Continuous Nowhere, Continuous Everywhere: Tricky Function Example [0,1] Domain

[Nebula]

I was asked to find a function that is continuous nowhere but its square is continuous everywhere but 0. The domain of the function is [0,1].

I can't come up with an example...
Any help is appreaciated. Thanks

 

[StatusX]

if your allowed to define it piecewise:

f(x)=
1 for x rational
-1 for x irrational

and if it absolutely needs to be discontinuous at 0

0 for x=0

 

[Tide]

if your allowed to define it piecewise:

f(x)=
1 for x rational
-1 for x irrational

and if it absolutely needs to be discontinuous at 0

0 for x=0

Hmm. That raises the question: If p is a number in [0, 1], what is the "next number" after p? Is it rational or irrational? It seems rather difficult to answer for a continuum! :-)

 

[cogito²]

One of the properties of real numbers is that there is no next number.

 

[matt grime]

Hmm. That raises the question: If p is a number in [0, 1], what is the "next number" after p? Is it rational or irrational? It seems rather difficult to answer for a continuum! :-)

How on Earth did you reach that conclusion?

 

[HallsofIvy]

Hmm. That raises the question: If p is a number in [0, 1], what is the "next number" after p? Is it rational or irrational? It seems rather difficult to answer for a continuum! :-)

On the contrary, it's very easy to answer: there is NO "next number" in the set of real numbers or the set of rational numbers. If there were, every subset would be "well ordered" and that's a property of integers, not rational or real numbers.

 

[Tide]

How on Earth did you reach that conclusion?

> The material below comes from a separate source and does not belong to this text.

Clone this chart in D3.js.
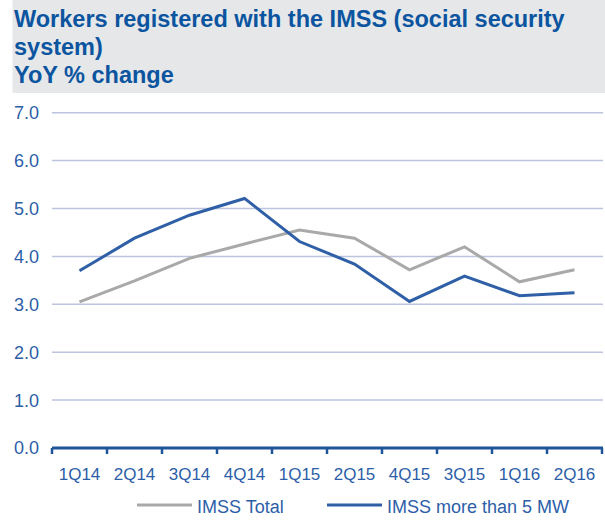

Actually, it wasn't a conclusion. It was a question for StatusX to ponder in which he proposes a "solution" to Nebula's query by, in effect, making "every other number" change the sign of a function. The answer, of course, is that there is no "next number" in the continuum of reals. No matter how close two numbers are you can always find other numbers in between.

 

[StatusX]

he wanted a function that was nowhere continous, so that's what i gave. i never said that rationals and irrationals alternate, if that's what you mean, which doesn't even make sense. all i mean is that the limit of f(x) as x goes to c does not exist for any c, and so does not equal f(c), so the function isn't continuous anywhere. maybe that's not the right way to define continuity, but i still think its obviously discontinous.

 

[matt grime]

You did have a conclusion, tide: that the example 'raised the question'... how or why does it make you think of this question? The example does not make any such 'alternating sign every other number' argument. It is just +1 and -1 for two different dense subsets. Any such function is a solution, and there's no need to put quotation marks around the word as if it weren't.

There's no next number in the rationals either, and that isn't a continuum, but the question in my mind is still, 'what has this got to do with anything?'

 

[jcsd]

By the defintion of continuity and the fact that the rationals and irrationals are both dense in R the function is obviously discontinious as at every point.